The University of Michigan Consumer Sentiment Index, a highly respected survey and monthly economic indicator, found that consumers’ confidence in the economy fell sharply in the last month amidst the partial government shutdown, which is now the longest in U.S. history. The index fell to 90.7 this month, down from 98.3 in December. Economists had been expecting this month’s measure to be above 96.

“Consumer sentiment declined in early January to its lowest level since Trump was elected. The decline was primarily focused on prospects for the domestic economy, with the year-ahead outlook for the national economy judged the worst since mid 2014,” Richard Curtin, the survey’s chief economists, said in a statement explaining the dip. “The loss was due to a host of issues including the partial government shutdown, the impact of tariffs, instabilities in financial markets, the global slowdown, and the lack of clarity about monetary policies.”

The hit in consumer confidence is just the latest sign that the government shutdown is taking a toll on the economy — and the longer it lasts, the more damage it will do.

New York Federal Reserve President John Williams warned in a speech Friday morning that he and other policymakers were “seeing some emerging headwinds to growth from the partial government shutdown in the United States and elevated geopolitical uncertainties abroad.”

And Williams estimated a serious impact from the shutdown.

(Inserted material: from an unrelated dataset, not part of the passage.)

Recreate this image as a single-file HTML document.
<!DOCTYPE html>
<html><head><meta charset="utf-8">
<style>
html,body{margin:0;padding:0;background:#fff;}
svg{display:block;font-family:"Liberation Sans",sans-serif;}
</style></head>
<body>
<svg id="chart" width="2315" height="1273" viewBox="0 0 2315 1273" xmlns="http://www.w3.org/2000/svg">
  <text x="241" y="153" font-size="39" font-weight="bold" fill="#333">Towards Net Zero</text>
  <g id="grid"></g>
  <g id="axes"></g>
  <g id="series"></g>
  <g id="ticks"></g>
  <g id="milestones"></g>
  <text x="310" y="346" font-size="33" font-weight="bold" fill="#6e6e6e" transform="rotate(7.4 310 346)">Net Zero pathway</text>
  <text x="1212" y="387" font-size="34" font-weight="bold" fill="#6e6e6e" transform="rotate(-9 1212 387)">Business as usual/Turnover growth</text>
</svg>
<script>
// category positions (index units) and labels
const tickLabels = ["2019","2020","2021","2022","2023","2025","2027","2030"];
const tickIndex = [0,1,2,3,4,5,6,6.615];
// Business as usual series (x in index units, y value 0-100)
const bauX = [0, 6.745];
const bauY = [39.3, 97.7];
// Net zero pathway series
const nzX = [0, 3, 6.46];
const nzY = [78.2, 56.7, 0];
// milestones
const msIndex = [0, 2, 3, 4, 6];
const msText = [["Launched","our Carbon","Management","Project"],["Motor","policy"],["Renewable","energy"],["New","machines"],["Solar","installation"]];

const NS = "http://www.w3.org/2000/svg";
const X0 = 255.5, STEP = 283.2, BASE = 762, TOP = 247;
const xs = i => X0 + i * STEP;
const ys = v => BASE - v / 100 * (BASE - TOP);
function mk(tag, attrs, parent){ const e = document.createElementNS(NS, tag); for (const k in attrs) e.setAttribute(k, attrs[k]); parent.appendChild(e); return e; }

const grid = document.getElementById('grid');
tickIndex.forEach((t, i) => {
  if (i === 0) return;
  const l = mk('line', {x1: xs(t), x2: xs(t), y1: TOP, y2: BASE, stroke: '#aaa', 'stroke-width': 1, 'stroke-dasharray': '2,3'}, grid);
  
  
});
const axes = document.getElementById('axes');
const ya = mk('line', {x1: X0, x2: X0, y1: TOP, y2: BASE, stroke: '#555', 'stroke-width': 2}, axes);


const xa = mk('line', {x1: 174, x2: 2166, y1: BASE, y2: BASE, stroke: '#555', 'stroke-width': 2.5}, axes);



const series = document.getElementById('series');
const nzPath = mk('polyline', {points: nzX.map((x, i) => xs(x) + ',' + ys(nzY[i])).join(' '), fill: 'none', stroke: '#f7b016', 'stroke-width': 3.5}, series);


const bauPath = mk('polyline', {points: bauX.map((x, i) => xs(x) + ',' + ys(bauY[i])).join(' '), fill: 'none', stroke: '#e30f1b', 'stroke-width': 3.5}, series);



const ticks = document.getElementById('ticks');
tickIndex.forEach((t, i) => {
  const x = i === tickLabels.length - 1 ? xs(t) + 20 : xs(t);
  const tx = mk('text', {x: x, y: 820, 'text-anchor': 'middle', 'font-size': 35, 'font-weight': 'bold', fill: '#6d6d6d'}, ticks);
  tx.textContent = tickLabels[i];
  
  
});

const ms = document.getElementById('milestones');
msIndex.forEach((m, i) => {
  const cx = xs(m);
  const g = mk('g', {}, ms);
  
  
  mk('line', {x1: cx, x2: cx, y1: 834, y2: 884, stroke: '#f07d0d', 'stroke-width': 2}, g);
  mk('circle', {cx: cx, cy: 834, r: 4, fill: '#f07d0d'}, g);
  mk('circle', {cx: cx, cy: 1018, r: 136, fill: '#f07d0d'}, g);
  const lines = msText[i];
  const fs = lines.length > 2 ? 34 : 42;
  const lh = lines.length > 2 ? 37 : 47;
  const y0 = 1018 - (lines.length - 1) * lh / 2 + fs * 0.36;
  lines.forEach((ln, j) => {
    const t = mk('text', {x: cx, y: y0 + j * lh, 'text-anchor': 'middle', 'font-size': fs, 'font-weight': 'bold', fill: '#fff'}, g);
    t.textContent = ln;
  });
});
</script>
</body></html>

“It is going to be a drag on consumer spending and the economy in the first quarter directly, enough to pull growth down by up to a half percentage, or maybe even a percentage point, if it continues,” he said.

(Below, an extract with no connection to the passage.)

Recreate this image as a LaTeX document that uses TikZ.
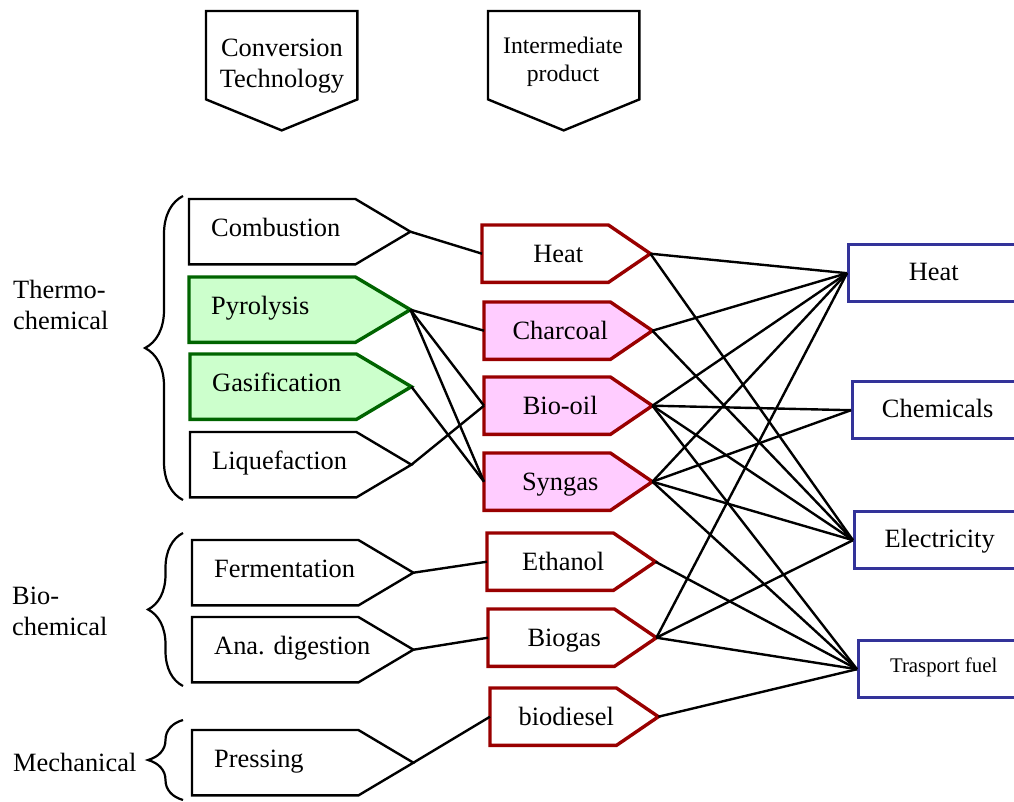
\documentclass[tikz,border=0pt]{standalone}
\usepackage{fontspec}
\setmainfont{Liberation Serif}
\usetikzlibrary{calc,decorations.pathreplacing}
\definecolor{gborder}{RGB}{0,100,0}
\definecolor{gfill}{RGB}{204,255,204}
\definecolor{rborder}{RGB}{153,0,0}
\definecolor{rfill}{RGB}{255,204,255}
\definecolor{bborder}{RGB}{51,51,153}
% left-column pentagon: name, left x, top y, style, text
\newcommand{\lpent}[5]{%
  \node[lrect] (#1) at (#2,#3) {};
  \coordinate (#1-tip) at ($(#1.east)+(55,0)$);
  \draw[#4] (#1.north west) -- (#1.north east) -- (#1-tip) -- (#1.south east) -- (#1.south west) -- cycle;
  \node[anchor=base west, inner sep=0pt] (#1-t) at ($(#1.west)+(22,5)$) {#5};
}
% middle-column pentagon
\newcommand{\mpent}[5]{%
  \node[mrect] (#1) at (#2,#3) {};
  \coordinate (#1-tip) at ($(#1.east)+(42,0)$);
  \draw[#4] (#1.north west) -- (#1.north east) -- (#1-tip) -- (#1.south east) -- (#1.south west) -- cycle;
  \node[anchor=base, inner sep=0pt] (#1-t) at ($(#1.center)+(13,8.5)$) {#5};
}
\begin{document}
\begin{tikzpicture}[x=1pt,y=-1pt,
  every node/.style={font=\fontsize{26.4}{31}\selectfont},
  lrect/.style={rectangle, minimum width=166pt, minimum height=65pt, anchor=north west, inner sep=0pt},
  mrect/.style={rectangle, minimum width=126pt, minimum height=57pt, anchor=north west, inner sep=0pt},
  hrect/.style={rectangle, minimum width=151pt, minimum height=88pt, anchor=north west, inner sep=0pt},
  plainshape/.style={draw=black, line width=2.4pt, fill=white},
  greenshape/.style={draw=gborder, line width=3.4pt, fill=gfill},
  redplain/.style={draw=rborder, line width=3.4pt, fill=white},
  redshape/.style={draw=rborder, line width=3.4pt, fill=rfill},
  rbox/.style={draw=bborder, line width=3.4pt, fill=white, rectangle, minimum width=170pt, minimum height=57pt,
    anchor=north west, inner sep=0pt, text height=0.662em+8pt, text depth=0pt},
  rboxsmall/.style={text height=0.662em, text depth=0pt},
  conn/.style={black, line width=2.4pt},
  grpbrace/.style={decorate, line width=2.2pt},
  grplabel/.style={anchor=west, align=left, inner sep=0pt}]
\useasboundingbox (0,0) rectangle (1014,802);

% headers
\node[hrect] (hconv) at (206,11) {};
\coordinate (hconv-tip) at ($(hconv.south)+(0,31)$);
\draw[plainshape] (hconv.south west) -- (hconv.north west) -- (hconv.north east) -- (hconv.south east) -- (hconv-tip) -- cycle;
\node[align=center, inner sep=0pt] (hconv-t) at (282,66) {Conversion\\Technology};
\node[hrect] (hint) at (488,11) {};
\coordinate (hint-tip) at ($(hint.south)+(0,31)$);
\draw[plainshape] (hint.south west) -- (hint.north west) -- (hint.north east) -- (hint.south east) -- (hint-tip) -- cycle;
\node[align=center, inner sep=0pt, font=\fontsize{23.7}{28}\selectfont] (hint-t) at (563,62) {Intermediate\\product};

% group labels and braces
\node[grplabel] (thermo) at (13,305) {Thermo-\\chemical};
\node[grplabel] (bioch) at (12,611) {Bio-\\chemical};
\node[grplabel] (mech) at (13,762) {Mechanical};
\draw[grpbrace, decoration={brace, amplitude=38pt}] (183,500) -- (183,196);
\draw[grpbrace, decoration={brace, amplitude=35pt}] (183,686) -- (183,533);
\draw[grpbrace, decoration={brace, amplitude=35pt}] (183,800) -- (183,720);

% conversion technologies
\lpent{comb}{189}{199}{plainshape}{Combustion}
\lpent{pyro}{189}{277}{greenshape}{Pyrolysis}
\lpent{gasi}{190}{354}{greenshape}{Gasification}
\lpent{lique}{190}{432}{plainshape}{Liquefaction}
\lpent{ferm}{192}{540}{plainshape}{Fermentation}
\lpent{ana}{192}{617}{plainshape}{Ana. digestion}
\lpent{press}{192}{730}{plainshape}{Pressing}

% intermediate products
\mpent{mheat}{482}{225}{redplain}{Heat}
\mpent{mchar}{484}{302}{redshape}{Charcoal}
\mpent{mbio}{484}{377}{redshape}{Bio-oil}
\mpent{msyn}{484}{453}{redshape}{Syngas}
\mpent{meth}{487}{533}{redplain}{Ethanol}
\mpent{mgas}{488}{609}{redplain}{Biogas}
\mpent{mdie}{490}{688}{redplain}{biodiesel}

% final products
\node[rbox] (rheat) at (847,243) {Heat};
\node[rbox] (rchem) at (851,380) {Chemicals};
\node[rbox] (relec) at (853,510) {Electricity};
\node[rbox, rboxsmall, font=\fontsize{20.8}{24}\selectfont] (rfuel) at (857,639) {Trasport fuel};

% connectors: technology -> intermediate
\draw[conn] (comb-tip) -- (mheat.west);
\draw[conn] (pyro-tip) -- (mchar.west);
\draw[conn] (pyro-tip) -- (mbio.west);
\draw[conn] (pyro-tip) -- (msyn.west);
\draw[conn] (gasi-tip) -- (msyn.west);
\draw[conn] (lique-tip) -- (mbio.west);
\draw[conn] (ferm-tip) -- (meth.west);
\draw[conn] (ana-tip) -- (mgas.west);
\draw[conn] (press-tip) -- (mdie.west);

% connectors: intermediate -> final
\draw[conn] (mheat-tip) -- (rheat.west);
\draw[conn] (mheat-tip) -- (relec.west);
\draw[conn] (mchar-tip) -- (rheat.west);
\draw[conn] (mchar-tip) -- (relec.west);
\draw[conn] (mbio-tip) -- (rheat.west);
\draw[conn] (mbio-tip) -- (rchem.west);
\draw[conn] (mbio-tip) -- (relec.west);
\draw[conn] (mbio-tip) -- (rfuel.west);
\draw[conn] (msyn-tip) -- (rheat.west);
\draw[conn] (msyn-tip) -- (rchem.west);
\draw[conn] (msyn-tip) -- (relec.west);
\draw[conn] (msyn-tip) -- (rfuel.west);
\draw[conn] (meth-tip) -- (rfuel.west);
\draw[conn] (mgas-tip) -- (rheat.west);
\draw[conn] (mgas-tip) -- (relec.west);
\draw[conn] (mgas-tip) -- (rfuel.west);
\draw[conn] (mdie-tip) -- (rfuel.west);
\end{tikzpicture}
\end{document}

He’s not the only one seeing major damage from the shutdown. The head of the White House Council of Economic Advisers admitted earlier this week that the shutdown’s impact was roughly twice what they’d initially calculated, reducing U.S. quarterly economic growth 0.13 percentage points for every week that it lasts, as opposed to the 0.1 percentage points every two weeks they’d originally projected.

The partial shutdown appears likely to last some time longer, as President Trump is refusing to budge from his demand that he get money for a U.S.-Mexico border wall in any deal to reopen the government. Democrats continue to reject that demand.